Vineet sat inside the car and started driving. ‘Now what?’ I was clueless. ‘I don’t know!’ Vineet was also clueless. ‘Let’s just go back and do a sleepover at our place! It would still be fun! Anyway, my parents wouldn’t have dreamt that we would be receiving them at the airport, right?’ I tried to make things better. ‘Go home and do what? We cannot even buy booze at this time!’ sister had decided to be nocturnal and out in the city that night. ‘At least for once, I wanted to have a night out on my birthday!’ Diya sulked. We were near the Ashoka Pillar circle and Vineet just did the most hilarious thing. He drove around the circle again and again for umpteen times and we were falling on each other at the back seat and squealing. He stopped the car suddenly and thanks to his craziness, we all had Adrenaline rush. I took my phone and quickly tweeted about it.
‘Why don’t we ask Naveen to accompany us to the airport?’ Sister said. Naveen was another cousin who lived in Jayanagar. Naveen had no idea about our brainless plans and by the time we reached his house, it was half-past eleven. It would be so weird to just barge into his house on a Friday night. Much to our surprise, Naveen and his wife were out on the street chitchatting with their neighbors. They were startled looking at us. We took fifteen minutes to narrate the whole story to them. Meanwhile, Vineet was busy talking to his dad over the phone again. He was justifying to his dad that now the girls will be “safer”. Apparently, Vineet’s dad doesn’t like his kids to mingle with Naveen and his wife because Naveen married a non-brahmin girl. (Like we will brainwash his kids to marry Ukrainians or something! I wondered how even I will join Naveen and his wife’s club when I elope with Augustine and the thought sent chills down my spine). Amidst all this confusion, we had forgotten about Diya’s birthday! We got the cake from the car and made her cut the cake inside Naveen’s house.
The six of us set out on our adventurous drive to the airport. We reached there at half-past one and we had just a few minutes before my parents arrived. We sat in a café and gossiped about other cousins in our family.

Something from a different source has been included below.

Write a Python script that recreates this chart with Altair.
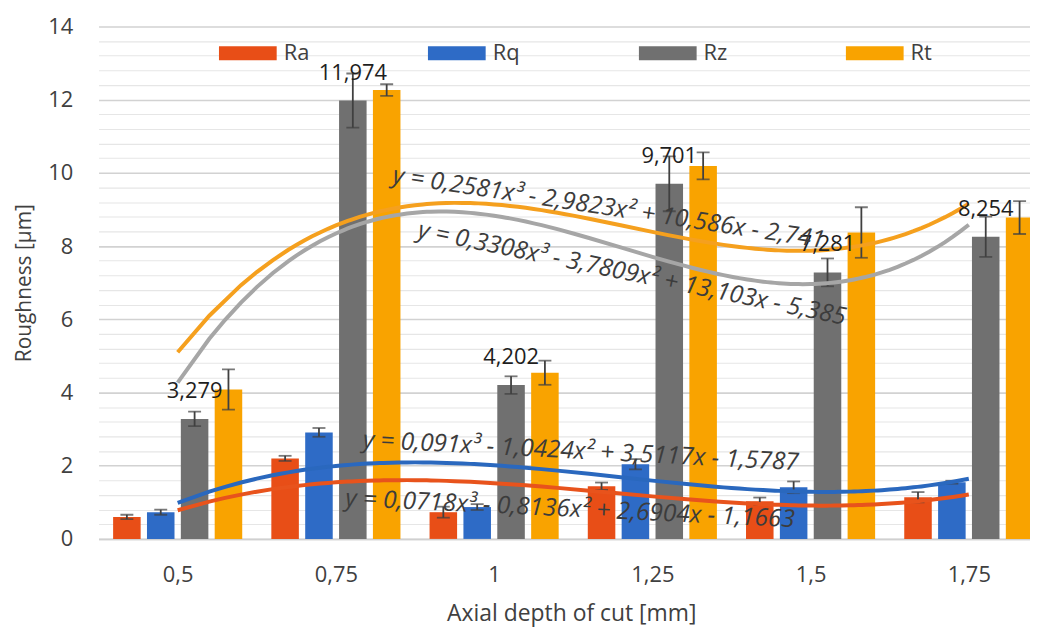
import altair as alt
import pandas as pd

# ---------------- data ----------------
depth_labels = ["0,5", "0,75", "1", "1,25", "1,5", "1,75"]
series_names = ["Ra", "Rq", "Rz", "Rt"]

ra = [0.60, 2.20, 0.73, 1.44, 1.03, 1.14]
rq = [0.73, 2.91, 0.87, 2.04, 1.41, 1.55]
rz = [3.279, 11.974, 4.202, 9.701, 7.281, 8.254]
rt = [4.08, 12.26, 4.54, 10.19, 8.37, 8.78]

ra_err = [0.06, 0.07, 0.15, 0.10, 0.10, 0.14]
rq_err = [0.07, 0.12, 0.08, 0.14, 0.16, 0.04]
rz_err = [0.20, 0.74, 0.24, 0.75, 0.38, 0.55]
rt_err = [0.55, 0.16, 0.33, 0.37, 0.69, 0.45]

equation_texts = [
    "y = 0,2581x³ - 2,9823x² + 10,586x - 2,741",
    "y = 0,3308x³ - 3,7809x² + 13,103x - 5,385",
    "y = 0,091x³ - 1,0424x² + 3,5117x - 1,5787",
    "y = 0,0718x³ - 0,8136x² + 2,6904x - 1,1663",
]
# annotation anchors in data units (category index, roughness) and angle
equation_x = [2.36, 2.52, 2.17, 2.06]
equation_y = [9.92, 8.43, 2.69, 1.09]
equation_angle = [8.6, 11.6, 3.0, 2.7]

y_ticks_minor = [round(i * 0.4, 1) for i in range(36)]

bar_colors = ["#E84E17", "#2E6BC6", "#707070", "#F9A300"]
trend_colors = ["#E8531C", "#2A68BE", "#A6A6A6", "#F5A01E"]

# ---------------- table ----------------
values = {"Ra": ra, "Rq": rq, "Rz": rz, "Rt": rt}
errors = {"Ra": ra_err, "Rq": rq_err, "Rz": rz_err, "Rt": rt_err}
rows = []
for s in series_names:
    for i, lab in enumerate(depth_labels):
        v = values[s][i]
        rows.append({
            "idx": i + 1,
            "depth": lab,
            "series": s,
            "value": v,
            "err": errors[s][i],
            "label": f"{v:.3f}".replace(".", ","),
        })
df = pd.DataFrame(rows)

eq_df = pd.DataFrame({
    "text": equation_texts,
    "ex": equation_x,
    "ey": equation_y,
    "ang": equation_angle,
})

FONT = "Open Sans"
STEP = 0.214     # offset between bars within a group (category units)
HALF = 0.087     # half bar width (category units)
X_DOMAIN = [0.5, 0.5 + 936 / 159]

xscale = alt.Scale(domain=X_DOMAIN, nice=False, zero=False)
yscale = alt.Scale(domain=[0, 14], nice=False, zero=True)

label_arr = "[" + ",".join(f"'{l}'" for l in depth_labels) + "]"
series_arr = "[" + ",".join(f"'{s}'" for s in series_names) + "]"

major_test = "abs(datum.value % 2) < 0.01 || abs(datum.value % 2 - 2) < 0.01"

x_axis = alt.Axis(
    values=[1, 2, 3, 4, 5, 6], tickCount=10,
    labelExpr=f"{label_arr}[datum.value - 1]",
    grid=False, ticks=False, tickSize=0,
    domainColor="#D0D0D0", domainWidth=1.5,
    labelFont=FONT, labelFontSize=22, labelColor="#404040",
    labelPadding=26, labelFlush=False, labelOverlap=False,
    title="Axial depth of cut [mm]", titleFont=FONT, titleFontSize=23,
    titleFontWeight="normal", titleColor="#404040",
    titleX=475, titleY=75, titleBaseline="middle", titleAlign="center",
)
y_axis = alt.Axis(
    values=y_ticks_minor, tickCount=40,
    labelExpr=f"({major_test}) ? format(datum.value, 'd') : ''",
    grid=True,
    gridColor={"condition": {"test": major_test, "value": "#D2D2D2"}, "value": "#E6E6E6"},
    gridWidth={"condition": {"test": major_test, "value": 1.6}, "value": 1.1},
    domain=False, ticks=False, tickSize=0,
    labelFont=FONT, labelFontSize=22, labelColor="#404040",
    labelPadding=26, labelOverlap=False, labelFlush=False,
    title="Roughness [µm]", titleFont=FONT, titleFontSize=21,
    titleFontWeight="normal", titleColor="#404040",
    titleX=-74, titleY=257.5, titleAngle=-90, titleBaseline="middle", titleAlign="center",
)

base = alt.Chart(df).transform_calculate(
    xc=f"datum.idx + (indexof({series_arr}, datum.series) - 1.5) * {STEP}",
).transform_calculate(
    x0=f"datum.xc - {HALF}",
    x1=f"datum.xc + {HALF}",
    lo="datum.value - datum.err",
    hi="datum.value + datum.err",
)

bars = base.mark_bar(clip=True).encode(
    x=alt.X("x0:Q", scale=xscale, axis=x_axis),
    x2="x1:Q",
    y=alt.Y("value:Q", scale=yscale, axis=y_axis),
    y2=alt.datum(0),
    color=alt.Color(
        "series:N",
        scale=alt.Scale(domain=series_names, range=bar_colors),
        legend=alt.Legend(
            orient="none", legendX=121, legendY=-2, direction="horizontal",
            title=None, symbolType="M-1,-0.24H1V0.24H-1Z", symbolSize=3364,
            symbolStrokeWidth=0, symbolOpacity=1,
            labelFont=FONT, labelFontSize=22, labelColor="#404040",
            labelOffset=7, columnPadding=119,
        ),
    ),
)

err_rule = base.mark_rule(color="#404040", strokeWidth=1.8, clip=True).encode(
    x="xc:Q", y="lo:Q", y2="hi:Q",
)
err_caps = base.transform_fold(["lo", "hi"], as_=["end", "yv"]).mark_tick(
    orient="horizontal", size=13, thickness=1.8, color="#404040", clip=True
).encode(x="xc:Q", y="yv:Q")

trend = alt.Chart(df).transform_regression(
    "idx", "value", groupby=["series"], method="poly", order=3, extent=[1, 6]
).mark_line(strokeWidth=4, clip=True).encode(
    x="idx:Q",
    y="value:Q",
    stroke=alt.Stroke("series:N", scale=alt.Scale(domain=series_names, range=trend_colors), legend=None),
)

rz_labels = base.transform_filter("datum.series == 'Rz'").mark_text(
    font=FONT, fontSize=22, color="#1E1E1E", dy=-28, baseline="middle", align="center"
).encode(x="xc:Q", y="value:Q", text="label:N")

eqs = alt.Chart(eq_df).mark_text(
    font=FONT, fontSize=24.5, fontStyle="italic", color="#3C3C3C",
    align="left", baseline="middle",
).encode(
    x=alt.X("ex:Q"), y=alt.Y("ey:Q"), text="text:N",
    angle=alt.Angle("ang:Q", scale=None),
)

chart = alt.layer(bars, err_rule, err_caps, trend, rz_labels, eqs).properties(
    width=936, height=515,
    autosize=alt.AutoSizeParams(type="none"),
    padding={"left": 91, "top": 17, "right": 0, "bottom": 88},
    background="white",
).configure_view(stroke=None)

chart.save("out.html", embed_options={"renderer": "svg", "actions": False})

It was time for us to wait near the arrivals. After a few minutes of waiting, my parents emerged out of the arrivals with their trolley of  luggage. They looked exhausted from the journey and mom looked weak. As soon as we saw them, sister literally ran to daddy and hugged him tightly. I hadn’t realized how much she had missed him (I remembered sister saying ‘Has daddy forgotten that he has a beautiful daughter missing him in India? He hasn’t called in two days!’). Parents were flabbergasted looking at us. I hugged mom tightly. Mom’s first complaint after she landed ‘Why did you kids take the risk of coming here? We would anyway meet you at home!’ We headed towards home and parents took a cab as there wasn’t enough room in the car.
On the way back in the car, I stared outside the window and let the cool breeze hit me. The darkness and the rustic silence reminded me that I had no right to have so much fun, no right to be happy seeing my parents, and absolutely no right to ask them what they got for me from America. I felt a sudden gush of emotions within me and tears began rolling down seamlessly. The tears blurred my vision. The swiftly moving street lights looked like a line. There was another kind of surprise waiting for them, I thought, a cruel one. I had to elope exactly after two days, a day after my sister’s birthday.